» **RECORDED DATA**:
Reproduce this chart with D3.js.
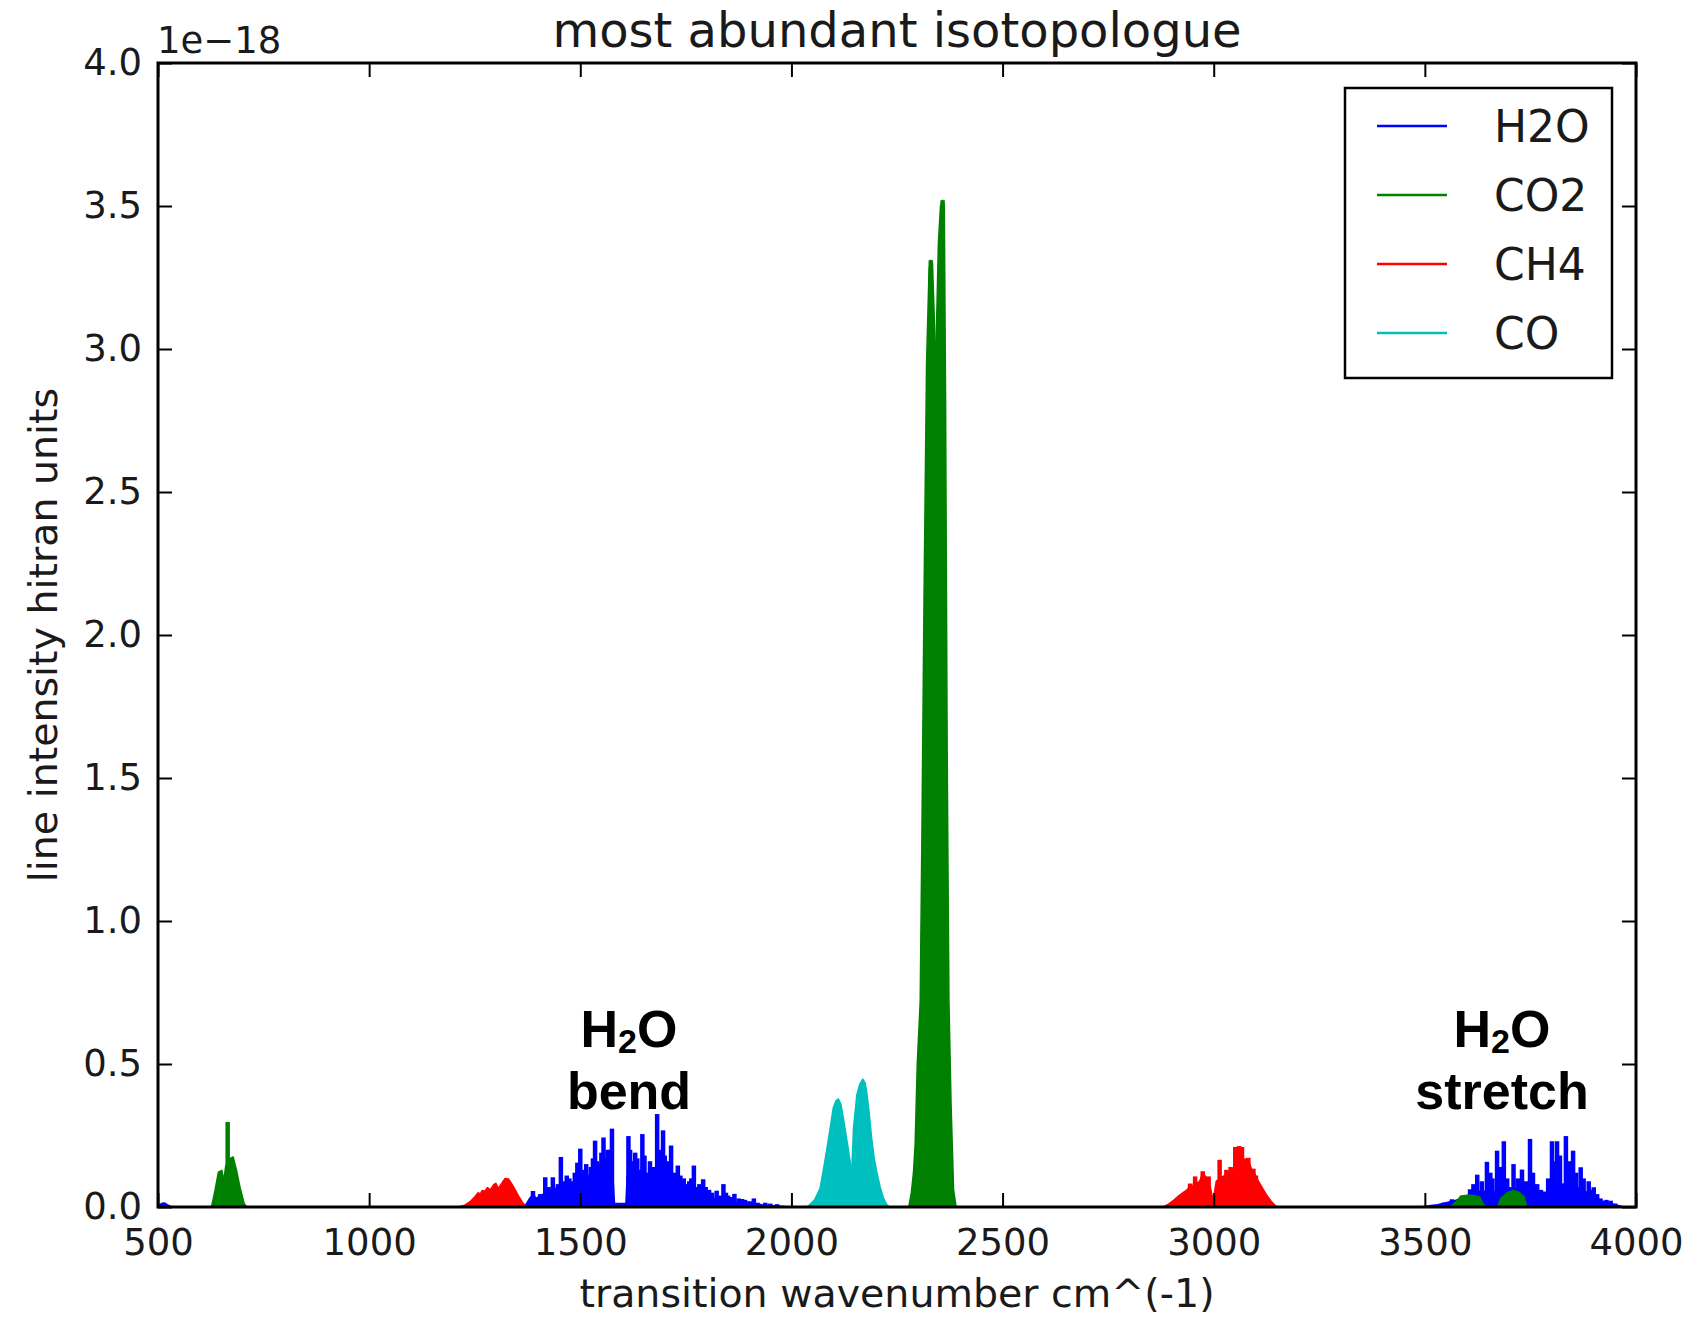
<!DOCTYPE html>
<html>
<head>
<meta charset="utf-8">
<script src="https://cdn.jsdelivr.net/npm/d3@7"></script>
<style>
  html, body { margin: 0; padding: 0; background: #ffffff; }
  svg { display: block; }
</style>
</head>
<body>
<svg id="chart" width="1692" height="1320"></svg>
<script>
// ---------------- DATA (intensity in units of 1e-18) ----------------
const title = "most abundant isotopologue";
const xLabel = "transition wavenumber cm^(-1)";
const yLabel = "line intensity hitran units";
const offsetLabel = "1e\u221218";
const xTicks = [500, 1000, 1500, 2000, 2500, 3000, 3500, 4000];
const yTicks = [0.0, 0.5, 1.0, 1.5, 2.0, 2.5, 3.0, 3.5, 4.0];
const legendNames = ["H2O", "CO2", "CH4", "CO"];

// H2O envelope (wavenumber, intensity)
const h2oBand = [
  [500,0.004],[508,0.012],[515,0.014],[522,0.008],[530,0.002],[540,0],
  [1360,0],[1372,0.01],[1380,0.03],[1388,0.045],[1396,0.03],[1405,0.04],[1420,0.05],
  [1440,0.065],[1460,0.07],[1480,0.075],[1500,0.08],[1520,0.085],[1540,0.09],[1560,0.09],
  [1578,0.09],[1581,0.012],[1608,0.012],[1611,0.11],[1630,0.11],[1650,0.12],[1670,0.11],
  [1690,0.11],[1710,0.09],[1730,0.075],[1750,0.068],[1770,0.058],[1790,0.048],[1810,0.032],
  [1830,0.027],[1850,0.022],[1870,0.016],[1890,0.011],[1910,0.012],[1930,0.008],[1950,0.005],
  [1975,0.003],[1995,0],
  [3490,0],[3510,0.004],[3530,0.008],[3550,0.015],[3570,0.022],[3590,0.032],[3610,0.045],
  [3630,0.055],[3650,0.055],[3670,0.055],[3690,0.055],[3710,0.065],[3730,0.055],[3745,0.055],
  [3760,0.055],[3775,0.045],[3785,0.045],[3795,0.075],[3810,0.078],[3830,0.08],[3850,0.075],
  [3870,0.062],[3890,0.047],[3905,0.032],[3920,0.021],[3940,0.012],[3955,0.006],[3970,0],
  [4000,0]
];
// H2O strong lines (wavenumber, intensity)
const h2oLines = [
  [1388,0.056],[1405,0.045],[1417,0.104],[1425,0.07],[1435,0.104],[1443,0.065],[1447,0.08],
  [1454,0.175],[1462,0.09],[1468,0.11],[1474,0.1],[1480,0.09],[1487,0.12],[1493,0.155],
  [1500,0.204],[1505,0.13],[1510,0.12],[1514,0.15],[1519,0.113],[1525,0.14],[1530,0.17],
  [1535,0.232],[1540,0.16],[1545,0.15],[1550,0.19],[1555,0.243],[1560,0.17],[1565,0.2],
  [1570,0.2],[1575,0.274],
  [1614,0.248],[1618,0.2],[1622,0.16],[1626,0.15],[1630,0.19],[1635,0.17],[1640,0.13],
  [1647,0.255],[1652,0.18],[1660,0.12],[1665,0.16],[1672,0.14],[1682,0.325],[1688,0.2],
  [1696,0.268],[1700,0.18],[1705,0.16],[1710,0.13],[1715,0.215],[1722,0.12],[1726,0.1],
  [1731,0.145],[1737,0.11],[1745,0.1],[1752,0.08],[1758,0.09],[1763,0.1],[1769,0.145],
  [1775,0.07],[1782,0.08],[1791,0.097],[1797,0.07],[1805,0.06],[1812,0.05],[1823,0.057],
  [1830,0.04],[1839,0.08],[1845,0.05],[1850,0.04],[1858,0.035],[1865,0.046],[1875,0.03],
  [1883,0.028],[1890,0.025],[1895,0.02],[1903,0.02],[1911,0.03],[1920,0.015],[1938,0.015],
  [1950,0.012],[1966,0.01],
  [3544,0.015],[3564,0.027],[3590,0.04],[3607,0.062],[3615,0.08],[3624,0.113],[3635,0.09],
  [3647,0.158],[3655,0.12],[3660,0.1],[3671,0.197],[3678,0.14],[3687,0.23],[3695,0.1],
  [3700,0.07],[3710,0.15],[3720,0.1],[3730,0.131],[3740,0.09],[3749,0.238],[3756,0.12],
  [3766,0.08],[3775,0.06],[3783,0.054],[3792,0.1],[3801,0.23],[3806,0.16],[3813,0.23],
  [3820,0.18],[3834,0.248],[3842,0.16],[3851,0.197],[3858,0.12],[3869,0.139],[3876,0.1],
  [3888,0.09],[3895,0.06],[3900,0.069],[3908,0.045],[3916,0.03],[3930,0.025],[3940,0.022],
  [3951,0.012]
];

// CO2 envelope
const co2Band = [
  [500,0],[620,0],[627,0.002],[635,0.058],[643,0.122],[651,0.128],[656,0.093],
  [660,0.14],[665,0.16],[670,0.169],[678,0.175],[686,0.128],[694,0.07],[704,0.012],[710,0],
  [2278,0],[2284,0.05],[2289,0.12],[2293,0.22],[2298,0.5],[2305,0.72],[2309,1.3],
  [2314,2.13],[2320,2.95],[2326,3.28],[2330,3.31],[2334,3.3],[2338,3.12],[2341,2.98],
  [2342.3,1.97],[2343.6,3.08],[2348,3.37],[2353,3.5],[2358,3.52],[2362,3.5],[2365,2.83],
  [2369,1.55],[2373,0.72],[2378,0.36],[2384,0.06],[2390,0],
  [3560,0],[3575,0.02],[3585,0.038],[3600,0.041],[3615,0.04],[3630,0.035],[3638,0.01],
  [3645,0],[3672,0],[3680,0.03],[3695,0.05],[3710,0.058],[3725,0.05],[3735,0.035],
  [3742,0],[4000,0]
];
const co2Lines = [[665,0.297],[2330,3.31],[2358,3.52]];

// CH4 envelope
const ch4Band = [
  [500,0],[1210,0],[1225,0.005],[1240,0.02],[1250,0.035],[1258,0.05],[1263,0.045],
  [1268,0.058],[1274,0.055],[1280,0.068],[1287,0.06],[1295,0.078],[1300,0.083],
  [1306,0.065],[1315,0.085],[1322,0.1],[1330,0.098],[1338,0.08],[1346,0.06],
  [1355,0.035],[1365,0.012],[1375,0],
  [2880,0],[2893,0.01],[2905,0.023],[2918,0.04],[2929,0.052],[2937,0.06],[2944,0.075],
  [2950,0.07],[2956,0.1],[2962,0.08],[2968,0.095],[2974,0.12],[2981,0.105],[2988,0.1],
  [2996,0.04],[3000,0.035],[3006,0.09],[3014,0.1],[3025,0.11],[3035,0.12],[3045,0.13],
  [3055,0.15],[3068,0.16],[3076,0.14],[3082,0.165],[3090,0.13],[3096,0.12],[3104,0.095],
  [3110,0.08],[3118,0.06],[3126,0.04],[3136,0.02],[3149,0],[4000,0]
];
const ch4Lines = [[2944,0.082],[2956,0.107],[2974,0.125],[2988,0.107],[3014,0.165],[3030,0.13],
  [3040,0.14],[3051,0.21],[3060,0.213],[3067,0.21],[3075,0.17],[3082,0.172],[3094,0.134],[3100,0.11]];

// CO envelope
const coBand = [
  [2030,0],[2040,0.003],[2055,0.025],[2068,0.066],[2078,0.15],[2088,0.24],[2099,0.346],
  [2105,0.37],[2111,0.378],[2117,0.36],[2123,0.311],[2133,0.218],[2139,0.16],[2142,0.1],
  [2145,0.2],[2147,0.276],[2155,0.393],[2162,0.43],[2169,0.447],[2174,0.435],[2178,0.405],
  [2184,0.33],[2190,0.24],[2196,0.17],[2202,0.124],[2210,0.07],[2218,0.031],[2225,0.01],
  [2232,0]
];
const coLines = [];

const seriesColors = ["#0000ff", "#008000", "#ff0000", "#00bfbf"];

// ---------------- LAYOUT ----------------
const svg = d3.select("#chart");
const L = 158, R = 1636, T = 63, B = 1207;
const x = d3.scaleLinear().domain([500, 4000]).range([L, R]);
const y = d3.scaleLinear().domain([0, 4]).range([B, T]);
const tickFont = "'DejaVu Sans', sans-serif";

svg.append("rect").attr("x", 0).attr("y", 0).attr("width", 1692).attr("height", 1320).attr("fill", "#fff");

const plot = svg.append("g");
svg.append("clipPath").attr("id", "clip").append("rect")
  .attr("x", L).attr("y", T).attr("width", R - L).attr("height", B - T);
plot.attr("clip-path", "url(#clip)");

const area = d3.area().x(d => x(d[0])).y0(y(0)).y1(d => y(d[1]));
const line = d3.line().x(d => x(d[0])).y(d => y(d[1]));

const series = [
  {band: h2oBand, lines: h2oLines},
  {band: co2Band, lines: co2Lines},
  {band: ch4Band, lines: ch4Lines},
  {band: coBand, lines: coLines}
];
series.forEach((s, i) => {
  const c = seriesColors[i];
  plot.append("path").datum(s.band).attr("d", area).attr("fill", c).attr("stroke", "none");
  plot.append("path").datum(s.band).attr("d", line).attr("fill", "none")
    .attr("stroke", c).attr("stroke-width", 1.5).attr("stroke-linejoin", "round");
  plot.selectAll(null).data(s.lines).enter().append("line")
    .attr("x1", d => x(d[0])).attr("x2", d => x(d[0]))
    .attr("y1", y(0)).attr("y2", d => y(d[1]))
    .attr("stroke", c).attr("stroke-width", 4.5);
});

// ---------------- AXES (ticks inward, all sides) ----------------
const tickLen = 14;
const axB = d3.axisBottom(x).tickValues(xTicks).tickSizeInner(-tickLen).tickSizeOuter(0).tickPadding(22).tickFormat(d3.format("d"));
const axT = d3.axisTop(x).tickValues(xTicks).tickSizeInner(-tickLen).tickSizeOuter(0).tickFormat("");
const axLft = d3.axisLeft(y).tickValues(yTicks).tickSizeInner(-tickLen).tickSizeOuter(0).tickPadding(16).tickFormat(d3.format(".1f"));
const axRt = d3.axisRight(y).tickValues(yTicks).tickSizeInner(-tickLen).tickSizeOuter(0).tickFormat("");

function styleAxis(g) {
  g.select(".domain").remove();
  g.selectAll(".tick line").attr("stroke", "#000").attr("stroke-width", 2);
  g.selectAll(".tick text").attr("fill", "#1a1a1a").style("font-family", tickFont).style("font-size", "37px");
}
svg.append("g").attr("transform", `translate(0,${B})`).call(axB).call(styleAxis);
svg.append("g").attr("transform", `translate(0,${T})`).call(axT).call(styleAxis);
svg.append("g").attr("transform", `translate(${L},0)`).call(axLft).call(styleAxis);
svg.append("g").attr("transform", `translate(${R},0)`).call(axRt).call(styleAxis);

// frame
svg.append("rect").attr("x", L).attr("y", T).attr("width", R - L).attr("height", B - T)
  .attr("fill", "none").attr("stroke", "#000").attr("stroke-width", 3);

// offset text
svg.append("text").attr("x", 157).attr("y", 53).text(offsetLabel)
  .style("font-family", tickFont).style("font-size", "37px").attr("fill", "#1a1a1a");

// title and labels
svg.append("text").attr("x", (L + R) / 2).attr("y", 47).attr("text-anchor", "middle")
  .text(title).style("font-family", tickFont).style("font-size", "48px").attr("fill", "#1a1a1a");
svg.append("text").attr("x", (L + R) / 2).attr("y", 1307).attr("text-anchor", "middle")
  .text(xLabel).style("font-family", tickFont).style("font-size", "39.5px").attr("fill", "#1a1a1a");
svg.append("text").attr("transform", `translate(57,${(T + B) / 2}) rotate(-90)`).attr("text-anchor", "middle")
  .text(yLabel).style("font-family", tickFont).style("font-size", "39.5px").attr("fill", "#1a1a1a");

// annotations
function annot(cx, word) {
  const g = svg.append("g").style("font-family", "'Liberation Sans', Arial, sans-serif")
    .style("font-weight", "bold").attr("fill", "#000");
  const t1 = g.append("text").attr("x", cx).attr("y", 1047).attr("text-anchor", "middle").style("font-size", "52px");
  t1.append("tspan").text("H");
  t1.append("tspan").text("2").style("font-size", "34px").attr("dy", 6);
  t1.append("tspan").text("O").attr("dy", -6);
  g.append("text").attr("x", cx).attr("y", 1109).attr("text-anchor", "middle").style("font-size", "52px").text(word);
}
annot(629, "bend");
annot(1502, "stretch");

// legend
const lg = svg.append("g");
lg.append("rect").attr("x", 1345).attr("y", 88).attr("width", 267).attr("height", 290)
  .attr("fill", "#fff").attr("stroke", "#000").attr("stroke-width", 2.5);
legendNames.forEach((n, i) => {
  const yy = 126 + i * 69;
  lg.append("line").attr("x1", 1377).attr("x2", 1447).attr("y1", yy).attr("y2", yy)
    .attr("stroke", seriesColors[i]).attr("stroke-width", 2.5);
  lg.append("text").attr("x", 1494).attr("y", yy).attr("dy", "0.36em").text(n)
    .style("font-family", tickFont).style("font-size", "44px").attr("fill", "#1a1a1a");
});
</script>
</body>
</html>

» **PROMPT**: Determine the number of lines where the string "chart" occurs, and give that number only.

» **RESULT**: 3